Making the Best of the School Situation
“Everything is essentially fine,” Teri Lamm says. “Moment to moment, we’re fine. We’re ok. But underneath that is this terrifying grind of anxiety. How much normalcy can you create for your kids? How much should you create?”
Lamm has two sons in Wallingford-Swarthmore School District schools. A couple weeks into the school year, her younger son, a seventh grader, was having an especially difficult time on Zoom. He was feeling physically ill, suffering from migraines. Lamm told him that she would sit with him for the duration of the middle-school day: 7:30 a.m. to 2:30 p.m.

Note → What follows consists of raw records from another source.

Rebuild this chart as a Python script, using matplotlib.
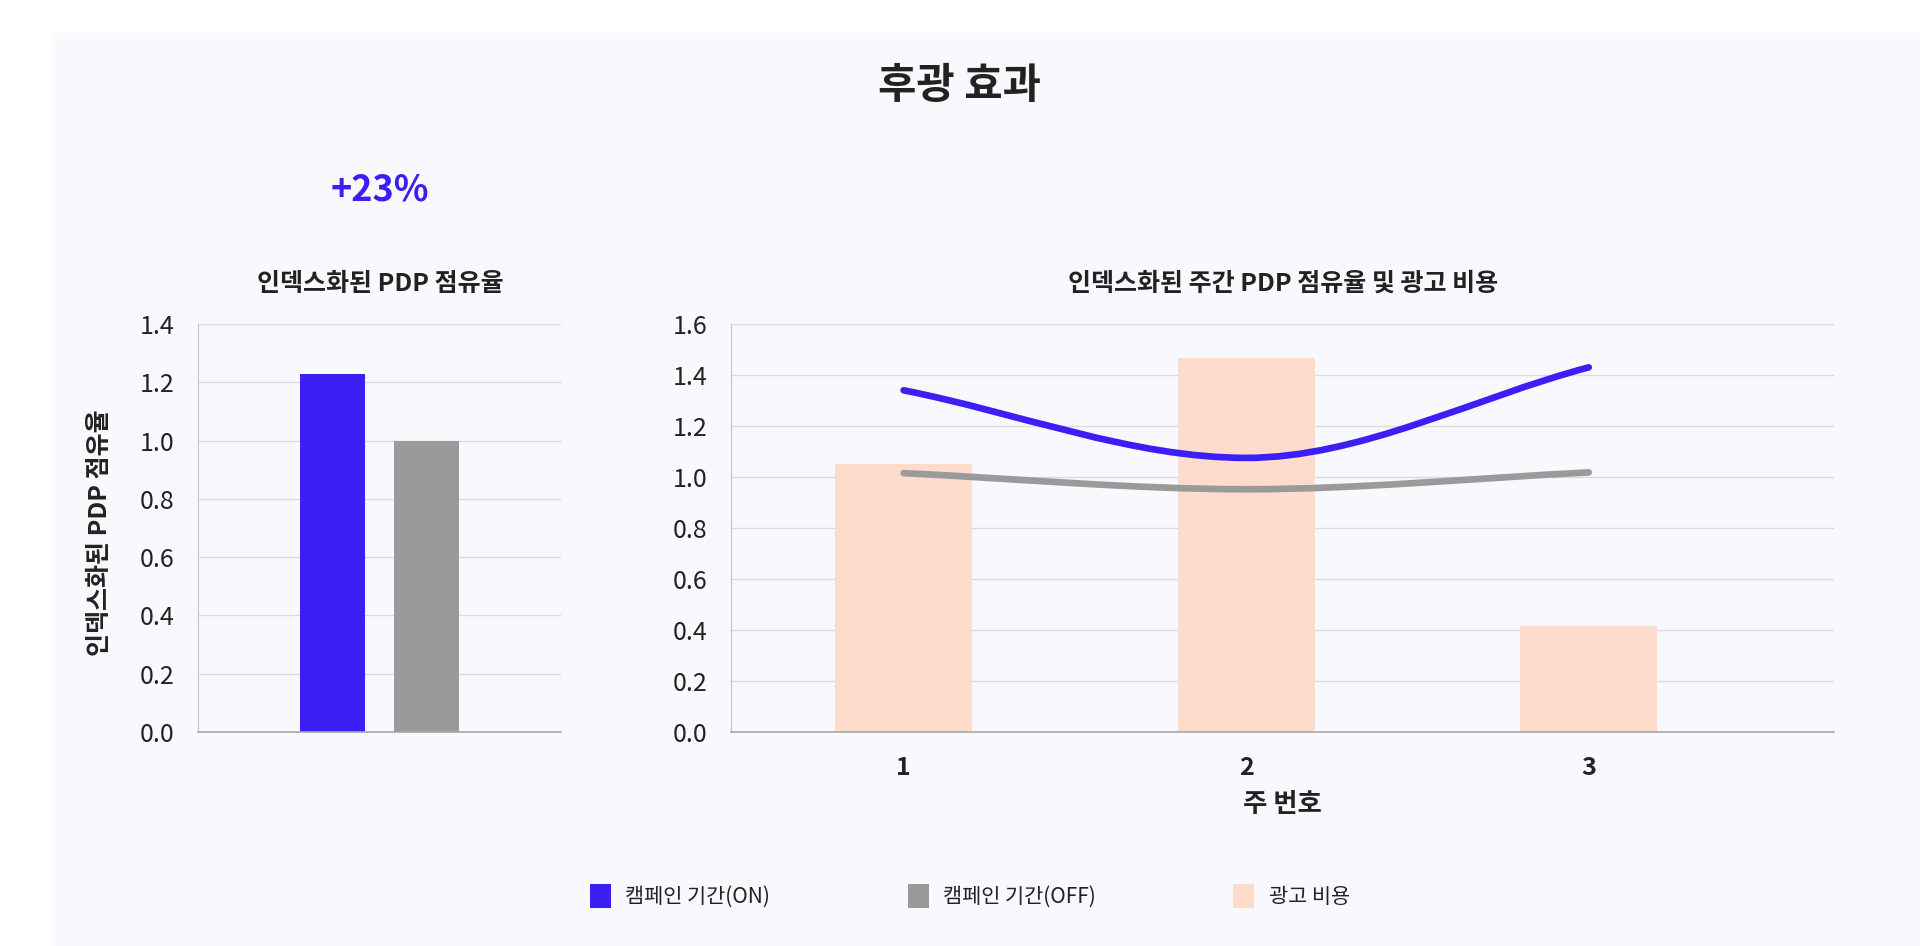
import numpy as np
import matplotlib
matplotlib.use("Agg")
from matplotlib import pyplot as plt
from matplotlib.patches import Rectangle, Patch, PathPatch
from matplotlib.path import Path

plt.rcParams['font.family'] = ['Noto Sans CJK KR', 'DejaVu Sans']

# left chart: indexed PDP share
share_labels = ["캠페인 기간(ON)", "캠페인 기간(OFF)"]
share_values = [1.23, 1.0]
uplift_text = "+23%"

# right chart: weekly indexed share and ad spend
weeks = [1, 2, 3]
weekly_on = [1.34, 1.075, 1.43]
weekly_off = [1.015, 0.952, 1.018]
ad_spend = [1.05, 1.465, 0.415]
spend_label = "광고 비용"

BLUE = "#3b1ff5"
GREY = "#9a9a9a"
PEACH = "#fedccb"
TEXT = "#222222"
GRID = "#dadadf"
SPINE = "#a8a8ac"


def monotone_path(xs, ys):
    # cubic bezier segments with monotone tangents (flat at local extrema)
    xs = np.asarray(xs, float)
    ys = np.asarray(ys, float)
    sec = np.diff(ys) / np.diff(xs)
    m = np.zeros_like(ys)
    m[0], m[-1] = sec[0], sec[-1]
    for i in range(1, len(ys) - 1):
        m[i] = 0.0 if sec[i - 1] * sec[i] <= 0 else (sec[i - 1] + sec[i]) / 2
    verts = [(xs[0], ys[0])]
    codes = [Path.MOVETO]
    for i in range(len(xs) - 1):
        dx = (xs[i + 1] - xs[i]) / 3
        verts += [(xs[i] + dx, ys[i] + m[i] * dx),
                  (xs[i + 1] - dx, ys[i + 1] - m[i + 1] * dx),
                  (xs[i + 1], ys[i + 1])]
        codes += [Path.CURVE4] * 3
    return Path(verts, codes)


def style_axes(ax, ymax):
    ax.set_facecolor("none")
    ax.set_ylim(0, ymax)
    ax.set_yticks(np.arange(0, ymax + 0.01, 0.2))
    ax.set_yticklabels([f"{t:.1f}" for t in np.arange(0, ymax + 0.01, 0.2)])
    ax.grid(axis="y", color=GRID, linewidth=1.0)
    ax.set_axisbelow(True)
    for s in ("top", "right"):
        ax.spines[s].set_visible(False)
    ax.spines["left"].set_color("#c4c4c8")
    ax.spines["bottom"].set_color(SPINE)
    ax.spines["bottom"].set_linewidth(1.2)
    ax.tick_params(axis="y", length=0, pad=17, labelsize=18, labelcolor=TEXT)
    for lab in ax.get_yticklabels():
        lab.set_fontweight("light")


fig = plt.figure(figsize=(19.2, 9.46), dpi=100)
fig.patch.set_facecolor("white")
fig.patches.append(Rectangle((52 / 1920, 0), 1, 1 - 33 / 946, transform=fig.transFigure,
                             facecolor="#f8f8fd", edgecolor="none", zorder=-5))

# left bars
ax1 = fig.add_axes([198 / 1920, 1 - 732 / 946, 363 / 1920, 408 / 946], zorder=2)
style_axes(ax1, 1.4)
ax1.bar([0, 1], share_values, width=0.69, color=[BLUE, GREY], zorder=2)
ax1.set_xlim(-1.42, 2.42)
ax1.set_xticks([])

# right combo
ax2 = fig.add_axes([731 / 1920, 1 - 732 / 946, 1103 / 1920, 408 / 946], zorder=2)
style_axes(ax2, 1.6)
ax2.bar(weeks, ad_spend, width=0.4, color=PEACH, zorder=2)
for series, col in ((weekly_off, GREY), (weekly_on, BLUE)):
    ax2.add_patch(PathPatch(monotone_path(weeks, series), facecolor="none", edgecolor=col,
                            linewidth=4.8, capstyle="round", zorder=3))
ax2.set_xlim(0.496, 3.716)
ax2.set_xticks(weeks)
ax2.set_xticklabels([str(w) for w in weeks])
ax2.tick_params(axis="x", length=0, pad=17, labelsize=18, labelcolor=TEXT)
for lab in ax2.get_xticklabels():
    lab.set_fontweight("bold")

# texts
fig.text(959 / 1920, 1 - 86 / 946, "후광 효과", ha="center", va="center",
         fontsize=30, fontweight="bold", color=TEXT)
fig.text(380 / 1920, 1 - 190 / 946, uplift_text, ha="center", va="center",
         fontsize=26, fontweight="bold", color=BLUE)
fig.text(380 / 1920, 1 - 284 / 946, "인덱스화된 PDP 점유율", ha="center", va="center",
         fontsize=18, fontweight="bold", color=TEXT)
fig.text(1283 / 1920, 1 - 284 / 946, "인덱스화된 주간 PDP 점유율 및 광고 비용", ha="center",
         va="center", fontsize=18, fontweight="bold", color=TEXT)
fig.text(100 / 1920, 1 - 533 / 946, "인덱스화된 PDP 점유율", ha="center", va="center",
         rotation=90, fontsize=18, fontweight="bold", color=TEXT)
fig.text(1282 / 1920, 1 - 804 / 946, "주 번호", ha="center", va="center",
         fontsize=19, fontweight="bold", color=TEXT)

handles = [Patch(facecolor=BLUE), Patch(facecolor=GREY), Patch(facecolor=PEACH)]
fig.legend(handles, share_labels + [spend_label], loc="center",
           bbox_to_anchor=(970 / 1920, 1 - 896 / 946), ncol=3, frameon=False,
           fontsize=15, handlelength=1.0, handleheight=1.35, handletextpad=0.7,
           columnspacing=6.6, labelcolor=TEXT)

fig.savefig("out.png", dpi=100)
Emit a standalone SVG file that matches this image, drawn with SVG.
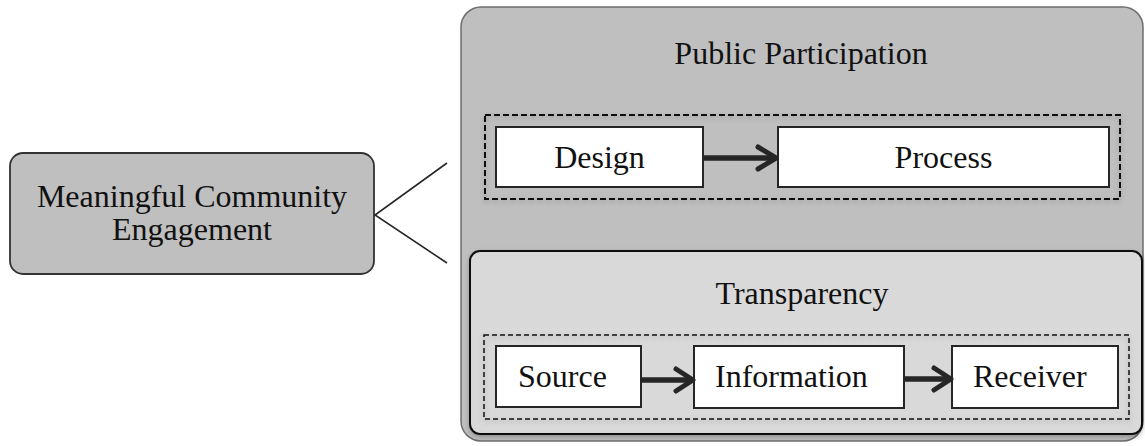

“The first day that I was sitting there behind the computer, by fourth period, I was shouting at the screen,” she recalls. She was surprised by the intensity of the experience. “It’s disorienting, and there’s no variation. It’s just day after day in the same spot.”
Whether enrolled in the hybrid instructional model where students attend in-person school two days a week, or in the completely virtual Online Academy, district children and their families are struggling this year. For many, too much Zoom, not enough time with their peers, and a tremendous amount of uncertainty are causing physical hardships like Lamm’s son’s migraines. Many students are psychologically stressed and are learning less.
Struggles With Both Models
Nicholle Moore says her son, a twelfth grader at Strath Haven High School, is simultaneously bored and overwhelmed by the number of assignments he’s being given. This is not what he imagined as his last year of high school, she says. “He misses seeing his classmates and the social interaction.”
Jennifer Bloom considered her experience at the end of last year when deciding what instructional model would be best for her sons in the fall. In the spring, she found she had to re-teach most of her younger son’s lessons, because he wasn’t retaining material from virtual instruction.
Not wanting to repeat that experience, Bloom transferred him out of Swarthmore-Rutledge School to the private School in Rose Valley for second grade. There, he receives five full days of in-person instruction. “They also have a good shot at staying open for the whole school year,” she says. “I worried that SRS would get shut down in the winter.”
Keeping a first and third grader engaged in online learning was a challenge for Angie Tseng as well. She is grateful for the two full days students now spend in school, courtesy of the cohort model. She finds that her children are more excited about learning when they get to do it in person.
But even in-person school is difficult. The gap between what it used to be like and the current reality of masks, distancing, and new rules has been a lot for Tseng’s younger son to process. “There was a lot of excitement on the first day,” Tseng says of her third grader. “But then, after the novelty wore off, he didn’t want to go back.”